Problem z twórcami TWD jest taki, że wyobrażają sobie, że tworzą historię z niesamowitym rozmachem, z trzymającą za gardło historią i przeszywającymi serducho scenami śmierci. Byliby bliscy prawdy w swoich mniemaniach, gdyby tak bardzo wszystkiego nie rozwlekali, nie przeciągali scen ciągłym gadaniem o niczym i nie zamienili survival horroru w melodramat z umarlakami w tle.
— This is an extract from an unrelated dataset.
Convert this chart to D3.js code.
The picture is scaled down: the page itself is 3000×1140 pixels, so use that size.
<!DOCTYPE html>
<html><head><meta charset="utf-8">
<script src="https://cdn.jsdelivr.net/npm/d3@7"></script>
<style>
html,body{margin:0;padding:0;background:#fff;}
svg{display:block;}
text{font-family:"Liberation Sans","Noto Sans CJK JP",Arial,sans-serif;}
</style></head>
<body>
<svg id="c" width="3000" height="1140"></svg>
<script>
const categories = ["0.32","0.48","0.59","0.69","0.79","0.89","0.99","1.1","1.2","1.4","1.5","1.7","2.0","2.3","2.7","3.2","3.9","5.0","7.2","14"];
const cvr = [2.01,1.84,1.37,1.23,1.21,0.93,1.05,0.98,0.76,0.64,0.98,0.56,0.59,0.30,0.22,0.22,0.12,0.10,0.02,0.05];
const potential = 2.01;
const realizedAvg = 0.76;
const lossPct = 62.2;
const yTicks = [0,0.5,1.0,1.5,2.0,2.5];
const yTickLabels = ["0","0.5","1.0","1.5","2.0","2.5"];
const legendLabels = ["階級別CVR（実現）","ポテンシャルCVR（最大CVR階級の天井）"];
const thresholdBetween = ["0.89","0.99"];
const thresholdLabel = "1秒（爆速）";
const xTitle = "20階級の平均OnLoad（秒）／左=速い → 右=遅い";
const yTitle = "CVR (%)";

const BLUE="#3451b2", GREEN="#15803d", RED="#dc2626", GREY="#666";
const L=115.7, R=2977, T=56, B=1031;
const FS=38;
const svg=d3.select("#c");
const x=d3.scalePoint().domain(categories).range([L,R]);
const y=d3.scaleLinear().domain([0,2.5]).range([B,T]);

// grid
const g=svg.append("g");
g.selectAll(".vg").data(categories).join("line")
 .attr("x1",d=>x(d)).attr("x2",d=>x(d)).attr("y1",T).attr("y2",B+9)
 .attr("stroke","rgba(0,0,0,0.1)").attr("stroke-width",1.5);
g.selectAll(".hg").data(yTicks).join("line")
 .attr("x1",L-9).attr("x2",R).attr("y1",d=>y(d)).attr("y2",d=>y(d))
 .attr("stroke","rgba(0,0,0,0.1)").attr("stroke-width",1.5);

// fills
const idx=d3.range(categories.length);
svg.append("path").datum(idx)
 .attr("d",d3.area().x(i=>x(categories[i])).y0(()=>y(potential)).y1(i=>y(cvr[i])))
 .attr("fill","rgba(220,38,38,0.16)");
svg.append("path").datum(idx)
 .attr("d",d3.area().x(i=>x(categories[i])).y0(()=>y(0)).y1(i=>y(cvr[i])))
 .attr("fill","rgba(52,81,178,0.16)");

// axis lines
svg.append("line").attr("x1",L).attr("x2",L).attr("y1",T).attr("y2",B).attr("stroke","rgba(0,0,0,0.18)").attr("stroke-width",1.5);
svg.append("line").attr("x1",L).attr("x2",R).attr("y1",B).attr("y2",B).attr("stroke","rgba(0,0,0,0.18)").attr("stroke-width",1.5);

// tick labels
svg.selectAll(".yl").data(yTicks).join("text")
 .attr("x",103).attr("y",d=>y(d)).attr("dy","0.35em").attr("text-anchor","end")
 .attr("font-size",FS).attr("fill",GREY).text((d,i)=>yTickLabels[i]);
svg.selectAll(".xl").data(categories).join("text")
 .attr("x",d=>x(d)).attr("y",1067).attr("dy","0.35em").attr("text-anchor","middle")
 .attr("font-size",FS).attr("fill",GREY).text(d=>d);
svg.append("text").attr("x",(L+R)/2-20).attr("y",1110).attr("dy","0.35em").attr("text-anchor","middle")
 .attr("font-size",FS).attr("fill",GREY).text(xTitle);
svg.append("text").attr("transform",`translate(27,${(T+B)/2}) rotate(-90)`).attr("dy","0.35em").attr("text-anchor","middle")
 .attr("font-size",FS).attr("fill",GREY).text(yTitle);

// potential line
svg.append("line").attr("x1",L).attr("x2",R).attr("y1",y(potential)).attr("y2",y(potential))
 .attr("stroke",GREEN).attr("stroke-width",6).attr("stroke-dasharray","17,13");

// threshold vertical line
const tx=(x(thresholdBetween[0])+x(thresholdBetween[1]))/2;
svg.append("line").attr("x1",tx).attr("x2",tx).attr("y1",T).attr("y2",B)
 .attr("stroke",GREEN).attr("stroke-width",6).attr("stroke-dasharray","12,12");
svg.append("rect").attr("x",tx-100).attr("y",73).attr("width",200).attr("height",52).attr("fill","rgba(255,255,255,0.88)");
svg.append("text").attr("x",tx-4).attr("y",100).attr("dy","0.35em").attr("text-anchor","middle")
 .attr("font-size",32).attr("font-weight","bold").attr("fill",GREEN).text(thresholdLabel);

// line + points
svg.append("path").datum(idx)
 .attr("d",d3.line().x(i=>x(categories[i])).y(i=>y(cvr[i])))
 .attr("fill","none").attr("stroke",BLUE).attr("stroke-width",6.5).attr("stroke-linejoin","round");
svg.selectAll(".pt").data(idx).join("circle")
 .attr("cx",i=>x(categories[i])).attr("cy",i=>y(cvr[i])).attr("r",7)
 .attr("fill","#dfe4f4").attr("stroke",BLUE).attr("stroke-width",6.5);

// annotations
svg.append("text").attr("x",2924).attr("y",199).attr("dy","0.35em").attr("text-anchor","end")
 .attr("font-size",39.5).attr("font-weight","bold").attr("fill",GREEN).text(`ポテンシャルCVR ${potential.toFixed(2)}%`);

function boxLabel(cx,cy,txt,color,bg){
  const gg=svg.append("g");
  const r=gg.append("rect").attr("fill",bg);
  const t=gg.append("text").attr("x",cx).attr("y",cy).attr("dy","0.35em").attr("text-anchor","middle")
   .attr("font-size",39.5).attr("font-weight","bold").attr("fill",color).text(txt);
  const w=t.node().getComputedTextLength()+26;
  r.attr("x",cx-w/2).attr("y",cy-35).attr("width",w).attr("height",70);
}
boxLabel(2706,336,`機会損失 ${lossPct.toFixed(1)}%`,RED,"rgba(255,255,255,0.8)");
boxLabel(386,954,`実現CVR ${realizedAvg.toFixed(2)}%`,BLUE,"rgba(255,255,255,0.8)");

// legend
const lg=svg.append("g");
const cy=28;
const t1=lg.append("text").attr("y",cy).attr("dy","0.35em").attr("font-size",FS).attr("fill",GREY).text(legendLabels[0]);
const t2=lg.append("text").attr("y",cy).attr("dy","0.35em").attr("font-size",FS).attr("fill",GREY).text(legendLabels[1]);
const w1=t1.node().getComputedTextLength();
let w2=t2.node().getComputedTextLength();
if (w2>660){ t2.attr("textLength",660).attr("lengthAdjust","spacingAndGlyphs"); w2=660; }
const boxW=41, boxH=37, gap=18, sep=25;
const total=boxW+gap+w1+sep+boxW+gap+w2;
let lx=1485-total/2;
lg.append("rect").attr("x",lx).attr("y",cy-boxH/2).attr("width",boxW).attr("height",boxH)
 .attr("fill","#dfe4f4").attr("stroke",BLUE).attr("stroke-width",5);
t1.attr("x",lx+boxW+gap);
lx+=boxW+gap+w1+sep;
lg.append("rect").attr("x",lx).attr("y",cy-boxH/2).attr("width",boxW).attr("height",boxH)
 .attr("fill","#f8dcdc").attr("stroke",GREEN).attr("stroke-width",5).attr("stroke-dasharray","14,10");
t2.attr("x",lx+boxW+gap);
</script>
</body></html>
Jak więc widzicie jestem świadom jak bardzo loty TWD obniżyły się w ostatnich latach, a mimo to wystawiam pierwszemu odcinkowi 9 sezonu ocenę 7/10. Bo jak na standardy tego tasiemca jest on po prostu dobry, ma całkiem zjadliwy finał i mimo wszystko chyba jednak warto zobaczyć jak potoczą się losy Ricka i kto zajmie jego miejsce.
W temacie mojego ukochanego guilty pleasure zmienia się więc i wiele i niewiele jednocześnie, tak więc niby nowy początek, ale wszystko po staremu. Zniesmaczeni ostatnimi sezonami nawet nie mają co ruszać tego sezonu, kochający bezwarunkowo stawić się przed ekranami po prostu muszą. Człowiek w tym świecie dalej jest człowiekowi wilkiem, a zombie zombie zombie.